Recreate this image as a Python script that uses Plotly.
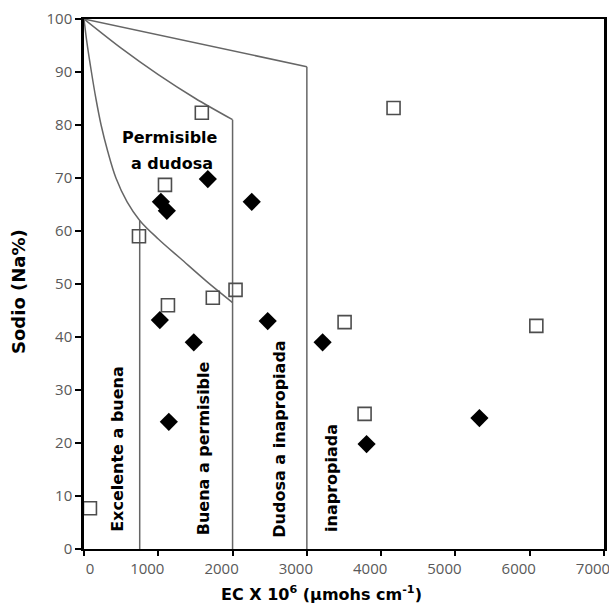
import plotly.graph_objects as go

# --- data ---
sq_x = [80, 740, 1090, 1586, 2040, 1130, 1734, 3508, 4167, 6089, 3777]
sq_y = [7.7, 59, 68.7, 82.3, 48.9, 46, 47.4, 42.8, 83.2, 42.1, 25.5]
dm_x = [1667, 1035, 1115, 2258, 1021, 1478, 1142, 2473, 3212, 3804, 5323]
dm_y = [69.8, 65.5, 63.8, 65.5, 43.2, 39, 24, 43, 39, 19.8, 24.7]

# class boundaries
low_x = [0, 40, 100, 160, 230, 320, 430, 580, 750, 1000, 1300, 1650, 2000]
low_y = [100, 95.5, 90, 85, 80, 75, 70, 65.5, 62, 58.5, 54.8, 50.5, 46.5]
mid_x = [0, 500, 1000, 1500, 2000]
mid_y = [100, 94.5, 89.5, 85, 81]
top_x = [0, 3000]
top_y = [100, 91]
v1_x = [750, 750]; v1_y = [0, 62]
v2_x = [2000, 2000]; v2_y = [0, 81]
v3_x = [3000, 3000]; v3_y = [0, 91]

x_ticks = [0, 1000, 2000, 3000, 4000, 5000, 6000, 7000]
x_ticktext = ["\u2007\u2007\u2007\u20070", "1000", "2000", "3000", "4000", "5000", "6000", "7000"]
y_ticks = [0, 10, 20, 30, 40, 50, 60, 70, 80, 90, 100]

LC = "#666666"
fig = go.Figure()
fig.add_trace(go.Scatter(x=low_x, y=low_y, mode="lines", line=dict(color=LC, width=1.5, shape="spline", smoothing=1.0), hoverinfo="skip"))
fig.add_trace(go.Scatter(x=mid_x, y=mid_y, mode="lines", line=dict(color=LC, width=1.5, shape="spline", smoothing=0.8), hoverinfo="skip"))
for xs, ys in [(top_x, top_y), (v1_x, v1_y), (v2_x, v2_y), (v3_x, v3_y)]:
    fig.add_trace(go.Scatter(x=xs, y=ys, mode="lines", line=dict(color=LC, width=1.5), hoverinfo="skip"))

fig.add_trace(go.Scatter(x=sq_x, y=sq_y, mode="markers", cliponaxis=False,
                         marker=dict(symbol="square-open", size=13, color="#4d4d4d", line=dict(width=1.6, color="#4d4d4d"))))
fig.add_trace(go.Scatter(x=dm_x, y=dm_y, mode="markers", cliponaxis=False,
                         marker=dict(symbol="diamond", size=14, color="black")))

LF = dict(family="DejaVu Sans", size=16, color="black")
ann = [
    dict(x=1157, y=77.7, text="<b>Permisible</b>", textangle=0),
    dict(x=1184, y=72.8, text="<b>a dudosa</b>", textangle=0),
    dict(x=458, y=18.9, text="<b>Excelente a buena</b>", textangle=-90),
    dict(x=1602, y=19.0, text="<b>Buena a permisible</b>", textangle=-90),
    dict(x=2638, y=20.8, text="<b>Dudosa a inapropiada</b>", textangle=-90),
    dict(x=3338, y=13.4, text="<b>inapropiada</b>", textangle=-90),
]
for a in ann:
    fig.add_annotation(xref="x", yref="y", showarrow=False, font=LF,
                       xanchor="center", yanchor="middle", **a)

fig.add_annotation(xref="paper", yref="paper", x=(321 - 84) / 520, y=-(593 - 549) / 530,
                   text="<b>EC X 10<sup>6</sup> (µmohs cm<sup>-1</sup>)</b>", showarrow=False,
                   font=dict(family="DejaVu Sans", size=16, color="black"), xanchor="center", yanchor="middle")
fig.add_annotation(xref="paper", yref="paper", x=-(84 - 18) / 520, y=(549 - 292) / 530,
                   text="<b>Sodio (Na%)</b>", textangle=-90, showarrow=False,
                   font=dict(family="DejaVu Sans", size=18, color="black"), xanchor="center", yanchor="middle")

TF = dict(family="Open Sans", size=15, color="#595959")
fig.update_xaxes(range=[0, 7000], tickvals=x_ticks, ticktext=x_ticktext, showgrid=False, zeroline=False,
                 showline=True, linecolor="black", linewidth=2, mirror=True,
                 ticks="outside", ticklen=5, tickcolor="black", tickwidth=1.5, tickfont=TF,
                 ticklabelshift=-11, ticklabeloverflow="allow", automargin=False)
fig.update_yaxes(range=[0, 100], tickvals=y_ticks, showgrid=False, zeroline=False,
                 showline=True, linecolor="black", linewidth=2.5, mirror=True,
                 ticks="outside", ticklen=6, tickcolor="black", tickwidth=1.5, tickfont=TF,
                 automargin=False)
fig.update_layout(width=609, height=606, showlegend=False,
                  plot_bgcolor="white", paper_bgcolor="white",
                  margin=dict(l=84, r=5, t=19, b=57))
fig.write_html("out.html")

☆ ☆ ☆ ☆ ☆

Output the lines above in full and exactly as given, omitting any pictures.

▶ **Exercise output**
Recreate this image as a Python script that uses Plotly.
import plotly.graph_objects as go

# --- data ---
sq_x = [80, 740, 1090, 1586, 2040, 1130, 1734, 3508, 4167, 6089, 3777]
sq_y = [7.7, 59, 68.7, 82.3, 48.9, 46, 47.4, 42.8, 83.2, 42.1, 25.5]
dm_x = [1667, 1035, 1115, 2258, 1021, 1478, 1142, 2473, 3212, 3804, 5323]
dm_y = [69.8, 65.5, 63.8, 65.5, 43.2, 39, 24, 43, 39, 19.8, 24.7]

# class boundaries
low_x = [0, 40, 100, 160, 230, 320, 430, 580, 750, 1000, 1300, 1650, 2000]
low_y = [100, 95.5, 90, 85, 80, 75, 70, 65.5, 62, 58.5, 54.8, 50.5, 46.5]
mid_x = [0, 500, 1000, 1500, 2000]
mid_y = [100, 94.5, 89.5, 85, 81]
top_x = [0, 3000]
top_y = [100, 91]
v1_x = [750, 750]; v1_y = [0, 62]
v2_x = [2000, 2000]; v2_y = [0, 81]
v3_x = [3000, 3000]; v3_y = [0, 91]

x_ticks = [0, 1000, 2000, 3000, 4000, 5000, 6000, 7000]
x_ticktext = ["\u2007\u2007\u2007\u20070", "1000", "2000", "3000", "4000", "5000", "6000", "7000"]
y_ticks = [0, 10, 20, 30, 40, 50, 60, 70, 80, 90, 100]

LC = "#666666"
fig = go.Figure()
fig.add_trace(go.Scatter(x=low_x, y=low_y, mode="lines", line=dict(color=LC, width=1.5, shape="spline", smoothing=1.0), hoverinfo="skip"))
fig.add_trace(go.Scatter(x=mid_x, y=mid_y, mode="lines", line=dict(color=LC, width=1.5, shape="spline", smoothing=0.8), hoverinfo="skip"))
for xs, ys in [(top_x, top_y), (v1_x, v1_y), (v2_x, v2_y), (v3_x, v3_y)]:
    fig.add_trace(go.Scatter(x=xs, y=ys, mode="lines", line=dict(color=LC, width=1.5), hoverinfo="skip"))

fig.add_trace(go.Scatter(x=sq_x, y=sq_y, mode="markers", cliponaxis=False,
                         marker=dict(symbol="square-open", size=13, color="#4d4d4d", line=dict(width=1.6, color="#4d4d4d"))))
fig.add_trace(go.Scatter(x=dm_x, y=dm_y, mode="markers", cliponaxis=False,
                         marker=dict(symbol="diamond", size=14, color="black")))

LF = dict(family="DejaVu Sans", size=16, color="black")
ann = [
    dict(x=1157, y=77.7, text="<b>Permisible</b>", textangle=0),
    dict(x=1184, y=72.8, text="<b>a dudosa</b>", textangle=0),
    dict(x=458, y=18.9, text="<b>Excelente a buena</b>", textangle=-90),
    dict(x=1602, y=19.0, text="<b>Buena a permisible</b>", textangle=-90),
    dict(x=2638, y=20.8, text="<b>Dudosa a inapropiada</b>", textangle=-90),
    dict(x=3338, y=13.4, text="<b>inapropiada</b>", textangle=-90),
]
for a in ann:
    fig.add_annotation(xref="x", yref="y", showarrow=False, font=LF,
                       xanchor="center", yanchor="middle", **a)

fig.add_annotation(xref="paper", yref="paper", x=(321 - 84) / 520, y=-(593 - 549) / 530,
                   text="<b>EC X 10<sup>6</sup> (µmohs cm<sup>-1</sup>)</b>", showarrow=False,
                   font=dict(family="DejaVu Sans", size=16, color="black"), xanchor="center", yanchor="middle")
fig.add_annotation(xref="paper", yref="paper", x=-(84 - 18) / 520, y=(549 - 292) / 530,
                   text="<b>Sodio (Na%)</b>", textangle=-90, showarrow=False,
                   font=dict(family="DejaVu Sans", size=18, color="black"), xanchor="center", yanchor="middle")

TF = dict(family="Open Sans", size=15, color="#595959")
fig.update_xaxes(range=[0, 7000], tickvals=x_ticks, ticktext=x_ticktext, showgrid=False, zeroline=False,
                 showline=True, linecolor="black", linewidth=2, mirror=True,
                 ticks="outside", ticklen=5, tickcolor="black", tickwidth=1.5, tickfont=TF,
                 ticklabelshift=-11, ticklabeloverflow="allow", automargin=False)
fig.update_yaxes(range=[0, 100], tickvals=y_ticks, showgrid=False, zeroline=False,
                 showline=True, linecolor="black", linewidth=2.5, mirror=True,
                 ticks="outside", ticklen=6, tickcolor="black", tickwidth=1.5, tickfont=TF,
                 automargin=False)
fig.update_layout(width=609, height=606, showlegend=False,
                  plot_bgcolor="white", paper_bgcolor="white",
                  margin=dict(l=84, r=5, t=19, b=57))
fig.write_html("out.html")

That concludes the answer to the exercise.